Noi negli scorsi giorni abbiamo provato a chiedere spiegazioni al responsabile servizio foreste e fauna della Provincia Mauro Zanin che però c'ha risposto che non intende rilasciare dichiarazioni lasciando la risposta all'assessore Dallapiccola che è arrivata ieri: “Le spoglie dei cinghiali e dei suoi ibridi abbattuti dai cacciatori sono trattenute da questi ultimi esclusivamente per autoconsumo previo superamento con esito favorevole del controllo veterinario. I capi abbattuti dal personale di vigilanza – spiega l'assessore – vanno inviati presso un centro di lavorazione della selvaggina per poi essere ceduti ad Istituti di beneficenza o assistenza (...). In considerazione delle notevoli problematiche causate dalla specie di cinghiale (…) la scelta dell'Amministrazione è stata quella di coinvolgere la componente venatoria (la normativa nazionale specifica che le provincie autonome di Trento e Bolzano possono anche avvalersi di altre persone munite di licenza di caccia ndr) per garantire il minor impegno economico possibile. Al fine di rendere più incisiva l'azione di controllo abbiamo quindi individuato quale destinatario finale dei capi abbattuti il soggetto che ne ha effettuato il prelievo come incentivo”.

 

La mia riflessione non è stata smentita in niente – commenta Degasperi – qui ci dicono solo che la Provincia hanno dato l'ok ai cacciatori per fare una cosa contraria alle leggi dello Stato per risparmiare. Ora sicuramente così si fa loro un bel piacere. Ma io vorrei vedere norme e delibere dove questo via libera è stato dato visto che l'assessore non mi ha riportato un mezzo riferimento normativo. Io resto esterrefatto e andrò avanti”.

 

Occorre, certamente, fare un po' di chiarezza.
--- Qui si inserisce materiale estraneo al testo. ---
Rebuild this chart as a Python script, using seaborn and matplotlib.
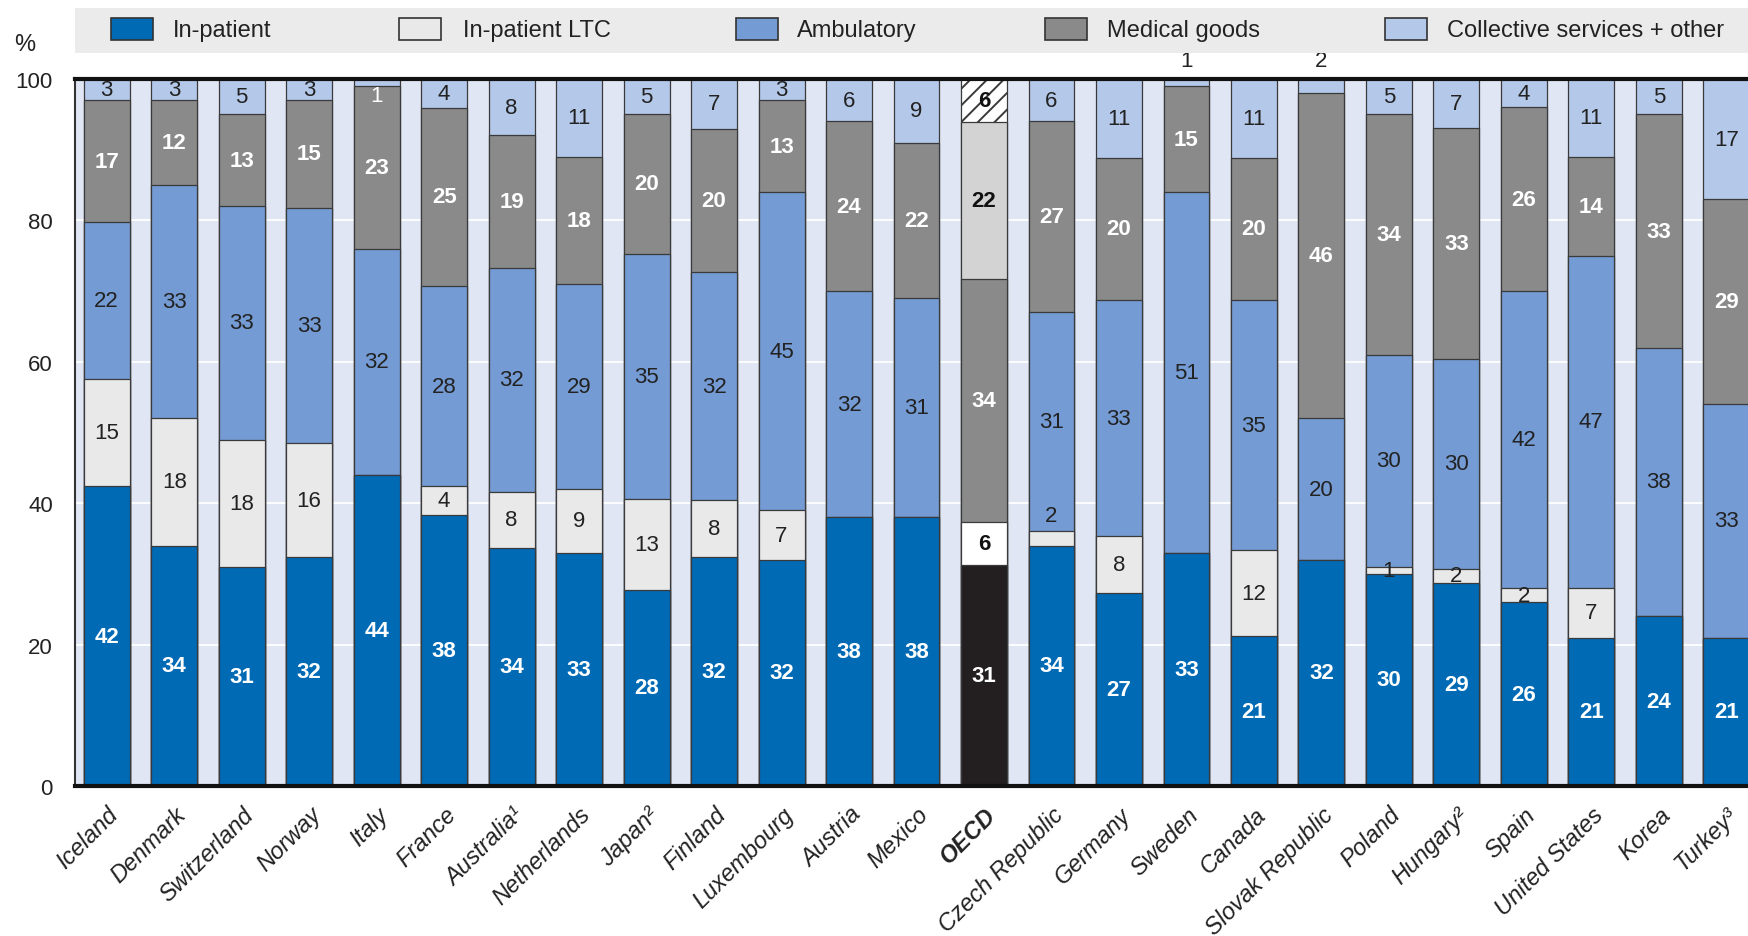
import numpy as np
import pandas as pd
import matplotlib
matplotlib.use("Agg")
import matplotlib.pyplot as plt
from matplotlib.patches import Rectangle
import seaborn as sns

# Data (share of expenditure, %)
countries = ["Iceland", "Denmark", "Switzerland", "Norway", "Italy", "France",
             "Australia¹", "Netherlands", "Japan²", "Finland", "Luxembourg",
             "Austria", "Mexico", "OECD", "Czech Republic", "Germany", "Sweden",
             "Canada", "Slovak Republic", "Poland", "Hungary²", "Spain",
             "United States", "Korea", "Turkey³"]
inpatient = [42, 34, 31, 32, 44, 38, 34, 33, 28, 32, 32, 38, 38, 31, 34, 27, 33, 21, 32, 30, 29, 26, 21, 24, 21]
inpatient_ltc = [15, 18, 18, 16, 0, 4, 8, 9, 13, 8, 7, 0, 0, 6, 2, 8, 0, 12, 0, 1, 2, 2, 7, 0, 0]
ambulatory = [22, 33, 33, 33, 32, 28, 32, 29, 35, 32, 45, 32, 31, 34, 31, 33, 51, 35, 20, 30, 30, 42, 47, 38, 33]
medical_goods = [17, 12, 13, 15, 23, 25, 19, 18, 20, 20, 13, 24, 22, 22, 27, 20, 15, 20, 46, 34, 33, 26, 14, 33, 29]
collective = [3, 3, 5, 3, 1, 4, 8, 11, 5, 7, 3, 6, 9, 6, 6, 11, 1, 11, 2, 5, 7, 4, 11, 5, 17]
series = ["In-patient", "In-patient LTC", "Ambulatory", "Medical goods",
          "Collective services + other"]

colors = ["#006AB5", "#E9E9E9", "#749BD3", "#8A8A8A", "#B4C8E9"]
oecd_colors = ["#231F20", "#FFFFFF", "#8A8A8A", "#D3D3D3", "#FFFFFF"]
label_colors = ["white", "#222222", "#222222", "white", "#222222"]
label_bold = [True, False, False, True, False]

# label placement tweaks for the tiny segments
above_bar = {"Sweden", "Slovak Republic"}
nudge = {("Italy", 4): -1.8, ("Czech Republic", 1): 3.2}

# legend entry positions (figure pixels: swatch left, text left)
legend_x = [(111, 173), (399, 463), (736, 797), (1045, 1107), (1385, 1447)]

sns.set_theme(style="white")
plt.rcParams["font.family"] = ["Liberation Sans", "DejaVu Sans"]
plt.rcParams["hatch.linewidth"] = 1.4

values = np.array([inpatient, inpatient_ltc, ambulatory, medical_goods, collective], dtype=float)
shares = values / values.sum(axis=0) * 100
tops = shares.cumsum(axis=0)
bottoms = tops - shares

W, H = 1748, 937
fig = plt.figure(figsize=(W / 100, H / 100), dpi=100)
ax = fig.add_axes([75 / W, 1 - 787 / H, 0.964, 707 / H])
ax.set_facecolor("#E0E6F4")

# stacked bars: draw cumulative totals from the top layer down
for k in reversed(range(5)):
    df = pd.DataFrame({"country": countries, "top": tops[k]})
    pal = [oecd_colors[k] if c == "OECD" else colors[k] for c in countries]
    sns.barplot(data=df, x="country", y="top", hue="country", order=countries,
                hue_order=countries, palette=pal, legend=False, width=0.68,
                saturation=1, edgecolor="#3A3A3A", linewidth=0.9, ax=ax, zorder=2)
    if k == 4:
        for p in ax.patches:
            if abs(p.get_x() + p.get_width() / 2 - countries.index("OECD")) < 0.1:
                p.set_hatch("//")

# segment labels
for i, c in enumerate(countries):
    for k in range(5):
        v = values[k, i]
        if v == 0:
            continue
        y = bottoms[k, i] + shares[k, i] / 2 + nudge.get((c, k), 0)
        col, bold = label_colors[k], label_bold[k]
        if c == "OECD":
            col = "white" if k in (0, 2) else "#111111"
            bold = True
        if c == "Italy" and k == 4:
            col = "white"
        va = "center"
        if k == 4 and c in above_bar:
            y, va, col = 101.2, "bottom", "#222222"
        ax.text(i, y, f"{v:.0f}", ha="center", va=va, fontsize=16, color=col,
                fontweight="bold" if bold else "normal", zorder=5, clip_on=False)

ax.set_xlim(-0.47, 24.5)
ax.set_ylim(0, 100)
ax.set_yticks([0, 20, 40, 60, 80, 100])
ax.yaxis.grid(True, color="white", linewidth=1.3, zorder=0)
ax.set_axisbelow(True)
ax.set_xlabel("")
ax.set_ylabel("")
ax.tick_params(axis="both", length=0, labelsize=16, colors="#222222")
ax.tick_params(axis="y", pad=16)
ax.tick_params(axis="x", pad=12, labelsize=17)
ax.set_xticks(range(len(countries)))
ax.set_xticklabels(countries, rotation=45, ha="right", rotation_mode="anchor",
                   fontstyle="italic")
for t in ax.get_xticklabels():
    if t.get_text() == "OECD":
        t.set_fontweight("bold")

for side in ["top", "bottom"]:
    ax.spines[side].set_linewidth(3)
    ax.spines[side].set_color("#111111")
    ax.spines[side].set_zorder(6)
ax.spines["left"].set_linewidth(1.5)
ax.spines["left"].set_color("#333333")
ax.spines["right"].set_visible(False)

# legend band with swatches
fig.patches.append(Rectangle((75 / W, 1 - 54 / H), 1 - 75 / W, 45 / H,
                             transform=fig.transFigure, facecolor="#EBEBEB",
                             edgecolor="none", zorder=0))
for k, (xs, xt) in enumerate(legend_x):
    fig.patches.append(Rectangle((xs / W, 1 - 41 / H), 42 / W, 22 / H,
                                 transform=fig.transFigure, facecolor=colors[k],
                                 edgecolor="#333333", linewidth=1.2, zorder=1))
    fig.text(xt / W, 1 - 31 / H, series[k], fontsize=17, va="center",
             ha="left", color="#222222")
fig.text(14 / W, 1 - 45 / H, "%", fontsize=17, va="center", color="#222222")

fig.savefig("out.png", dpi=100)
Intanto approfondendo abbiamo trovato che dal bollettino di Trentino Agricoltura del 30 marzo 2016, in Valle del Chiese, a inizio anno “da funzionari dell’Ufficio agricolo periferico di Tione si apprende che l’associazione cacciatori si è opposta ad un intervento massiccio di abbattimento controllato da parte dei forestali del distretto”. Insomma i cinghiali fanno sempre più danni e i cacciatori chiedono ai forestali di non provvedere all'abbattimento. Allora c'è davvero un interesse? Non ci saranno cinghiali bianchi ma ve l'avevamo detto che la cosa rischia di assumere dei contorni kafkiani.